Mons. Jaume Pujol El 11 de octubre se cumplen 50 años de la inauguración por Juan XXIII del Concilio Vaticano II —acontecimiento eclesial al que he dedicado recientemente varios artículos—y 20 años de la publicación por Juan Pablo II del Catecismo de la Iglesia Católica.
Con este motivo Benedicto XVI ha promulgado un Año de la Fe, que durará desde ese día hasta el 24 de noviembre de 2013, solemnidad de Cristo Rey. Esta promulgación la hizo hace ya unos meses con su carta apostólica “Porta Fidei” (La puerta de la Fe).
Su intención es “ayudar a todos los creyentes en Cristo a que su adhesión al Evangelio sea más consciente y vigorosa” y suscitar en todo creyente “la aspiración a confesar la fe con plenitud y renovada convicción, con confianza y esperanza”. Al mismo tiempo —dice el Papa— “esperamos que el testimonio de vida de los creyentes sea cada vez más creíble”. Con este motivo Benedicto XVI invita “a los hermanos Obispos de todo el Orbe a que se unan al sucesor de Pedro en el tiempo de gracia espiritual que el Señor nos ofrece para rememorar el don precioso de la fe”.
No es la primera vez que se convoca un “Año de la Fe”. Pablo VI convocó uno en 1967 para conmemorar los 1900 años del martirio de los apóstoles Pedro y Pablo, columnas de la Iglesia. Ahora como entonces, hemos de vivir este año con la mirada puesta en Jesucristo. El es nuestra esperanza, y en su vida y resurrección se asienta nuestra fe.
Como Arzobispo he recibido con la natural alegría esta convocatoria de un año de gracia en el que profundizar en la fe. Veo que es una ocasión de proclamarla de un modo nuevo para una sociedad cansada de palabras, que si aprecia algo son los testimonios. Invito, pues, a todos a redescubrir la alegría de la fe. Para ello el Papa sugiere meditar en la vida de San Agustín, que, emprendió una búsqueda continuada de la belleza, hasta que su corazón encontró descanso en Dios. Y se fija también en Lidia, aquella mujer que oyó predicar a San Pablo en Filipos y “el Señor le abrió el corazón para que aceptara lo que decía Pablo” (Hechos,16, 14).
En efecto, es Dios quien abre el corazón. Podemos estar oyendo toda la vida los contenidos de la fe, que si no abrimos la puerta de entrada que es el corazón, no afectarán a nuestra vida. La fe implica abrirse a la palabra de Cristo y supone también ser luego pregonero de esa fe, con las palabras y con las obras, sin avergonzarse de la condición de cristiano, incluso cuando el ambiente pueda resultar contrario.

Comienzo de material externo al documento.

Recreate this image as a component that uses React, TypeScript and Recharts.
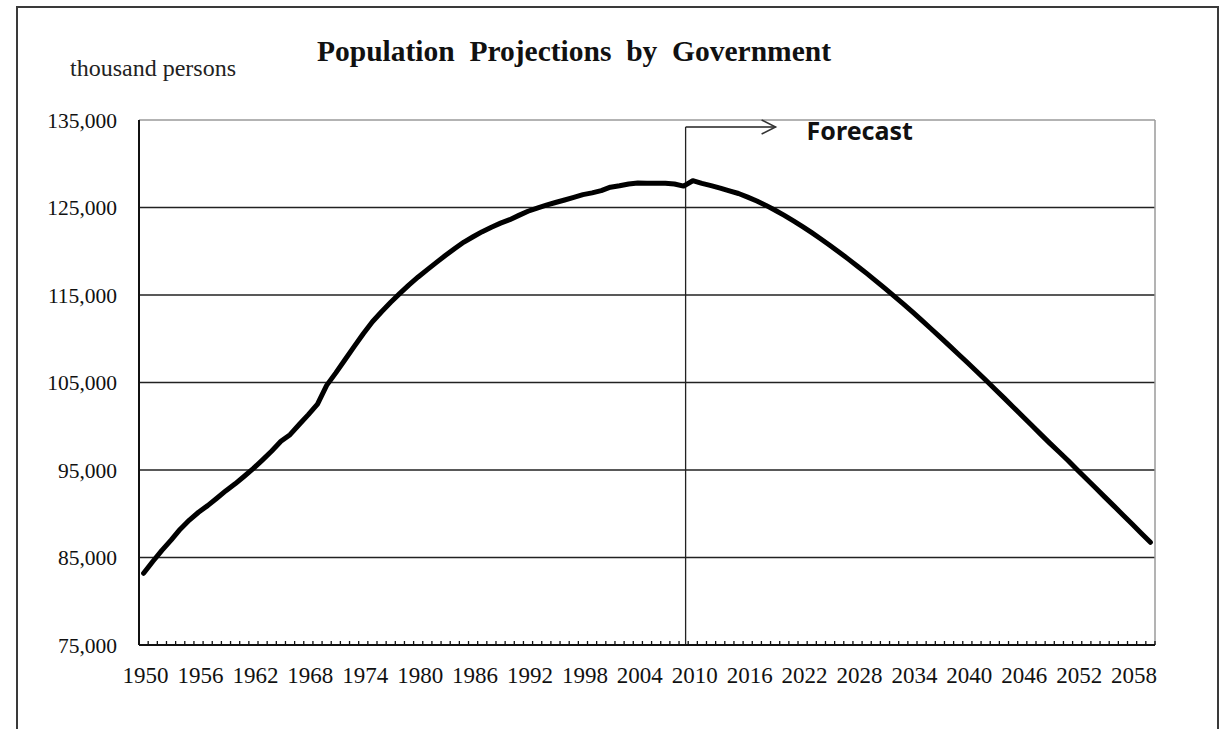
import { LineChart, Line, XAxis, YAxis, CartesianGrid, ReferenceLine } from 'recharts';

// Japan total population, thousand persons (estimates to 2009, projection from 2010)
const years = [
  1950, 1951, 1952, 1953, 1954, 1955, 1956, 1957, 1958, 1959,
  1960, 1961, 1962, 1963, 1964, 1965, 1966, 1967, 1968, 1969,
  1970, 1971, 1972, 1973, 1974, 1975, 1976, 1977, 1978, 1979,
  1980, 1981, 1982, 1983, 1984, 1985, 1986, 1987, 1988, 1989,
  1990, 1991, 1992, 1993, 1994, 1995, 1996, 1997, 1998, 1999,
  2000, 2001, 2002, 2003, 2004, 2005, 2006, 2007, 2008, 2009,
  2010, 2011, 2012, 2013, 2014, 2015, 2016, 2017, 2018, 2019,
  2020, 2021, 2022, 2023, 2024, 2025, 2026, 2027, 2028, 2029,
  2030, 2031, 2032, 2033, 2034, 2035, 2036, 2037, 2038, 2039,
  2040, 2041, 2042, 2043, 2044, 2045, 2046, 2047, 2048, 2049,
  2050, 2051, 2052, 2053, 2054, 2055, 2056, 2057, 2058, 2059,
  2060,
];

const population = [
  83200, 84540, 85810, 86980, 88240, 89280, 90170, 90930, 91770, 92640,
  93420, 94290, 95180, 96160, 97180, 98280, 99040, 100200, 101330, 102540,
  104670, 106100, 107600, 109100, 110570, 111940, 113090, 114170, 115190, 116160,
  117060, 117900, 118730, 119540, 120310, 121050, 121660, 122240, 122750, 123210,
  123610, 124100, 124570, 124940, 125270, 125570, 125860, 126160, 126470, 126670,
  126930, 127320, 127490, 127690, 127790, 127770, 127770, 127770, 127690, 127450,
  128060, 127750, 127500, 127220, 126900, 126600, 126190, 125740, 125240, 124690,
  124100, 123470, 122810, 122120, 121400, 120660, 119890, 119100, 118290, 117470,
  116620, 115750, 114870, 113980, 113060, 112120, 111170, 110210, 109240, 108260,
  107280, 106290, 105280, 104260, 103240, 102210, 101180, 100140, 99100, 98070,
  97080, 96090, 95030, 94000, 92970, 91930, 90900, 89860, 88820, 87780,
  86740,
];

const yTicks = [75000, 85000, 95000, 105000, 115000, 125000, 135000];
const gridValues = [85000, 95000, 105000, 115000, 125000];
const forecastStart = 2009;

const data = years.map((year, i) => ({ year, pop: population[i] }));

const SERIF = '"Liberation Serif", "Times New Roman", serif';
const INK = '#111';

function YearTick(props: any) {
  const { x, y, index, payload, width } = props;
  const step = (width || 1015) / years.length;
  const left = x - step / 2;
  const right = x + step / 2;
  return (
    <g>
      <line x1={left} y1={y} x2={left} y2={y - 4} stroke="#111" strokeWidth={1.3} />
      {index === years.length - 1 && (
        <line x1={right} y1={y} x2={right} y2={y - 4} stroke="#111" strokeWidth={1.3} />
      )}
      {index % 6 === 0 && (
        <text x={x + 2} y={y + 38} textAnchor="middle" fontFamily={SERIF} fontSize={23} fill={INK}>
          {payload.value}
        </text>
      )}
    </g>
  );
}

function ForecastMarker(props: any) {
  const { x1, y1, y2 } = props;
  const x = x1 + 2;
  const top = Math.min(y1, y2) + 7;
  const bottom = Math.max(y1, y2);
  const tip = x + 90;
  return (
    <g>
      <line x1={x} y1={top} x2={x} y2={bottom} stroke="#222" strokeWidth={1.3} />
      <line x1={x} y1={top} x2={tip} y2={top} stroke="#222" strokeWidth={1.5} />
      <polyline
        points={`${tip - 14},${top - 7} ${tip},${top} ${tip - 14},${top + 7}`}
        fill="none"
        stroke="#333"
        strokeWidth={1.5}
      />
      <text
        x={x + 121}
        y={top + 13}
        fontFamily='"Noto Sans", "DejaVu Sans", sans-serif'
        fontWeight="bold"
        fontSize={25}
        fill={INK}
      >
        Forecast
      </text>
    </g>
  );
}

export default function App() {
  return (
    <div style={{ position: 'absolute', left: 0, top: 0, width: 1223, height: 729, overflow: 'hidden', background: '#fff' }}>
      <div
        style={{
          position: 'absolute',
          left: 16,
          top: 6,
          width: 1199,
          height: 760,
          border: '2px solid #3a3a3a',
        }}
      />
      <svg width={1223} height={729} style={{ position: 'absolute', left: 0, top: 0 }}>
        <text
          x={574}
          y={61}
          textAnchor="middle"
          fontFamily={SERIF}
          fontWeight="bold"
          fontSize={29.5}
          fill={INK}
          style={{ whiteSpace: 'pre' }}
        >
          {'Population  Projections  by  Government'}
        </text>
        <text x={70} y={76} fontFamily={SERIF} fontSize={24} fill="#222">
          thousand persons
        </text>
      </svg>
      <div style={{ position: 'absolute', left: 0, top: 0 }}>
        <LineChart
          width={1223}
          height={729}
          data={data}
          margin={{ top: 120, right: 68, bottom: 44, left: 0 }}
        >
          <CartesianGrid
            vertical={false}
            horizontalValues={gridValues}
            stroke="#222"
            strokeWidth={1.6}
          />
          <CartesianGrid
            horizontalCoordinatesGenerator={({ offset }: any) => [offset.top]}
            verticalCoordinatesGenerator={({ offset }: any) => [offset.left + offset.width]}
            stroke="#9a9a9a"
            strokeWidth={1.5}
          />
          <XAxis
            dataKey="year"
            interval={0}
            height={40}
            padding={{ left: 4.6, right: 4.6 }}
            axisLine={{ stroke: '#111', strokeWidth: 2 }}
            tickLine={false}
            tickSize={0}
            tickMargin={0}
            tick={<YearTick />}
          />
          <YAxis
            width={139}
            domain={[75000, 135000]}
            ticks={yTicks}
            allowDataOverflow
            axisLine={{ stroke: '#111', strokeWidth: 2 }}
            tickLine={false}
            tickSize={0}
            tickMargin={22}
            tickFormatter={(v: number) => v.toLocaleString('en-US')}
            tick={{ fill: INK, fontSize: 21.5, fontFamily: SERIF }}
          />
          <ReferenceLine x={forecastStart} shape={<ForecastMarker />} />
          <Line
            type="linear"
            dataKey="pop"
            stroke="#000"
            strokeWidth={5}
            strokeLinejoin="round"
            strokeLinecap="round"
            dot={false}
            activeDot={false}
            isAnimationActive={false}
          />
        </LineChart>
      </div>
    </div>
  );
}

“El cristiano —dice Benedicto XVI— no puede pensar nunca que creer es un hecho privado”. Exige también una responsabilidad social. No podemos comportarnos en nuestra vida “como si Dios no existiera”, con el falso pretexto de respeto al pluralismo o a los demás. Precisamente lo que la gente espera de nosotros es la sinceridad de comportarnos como lo que somos. El don de la fe, gracias a este testimonio, llegará así a nuestro entorno, del mismo modo que se propagó en los comienzos de la Iglesia en una sociedad no menos pagana que la actual.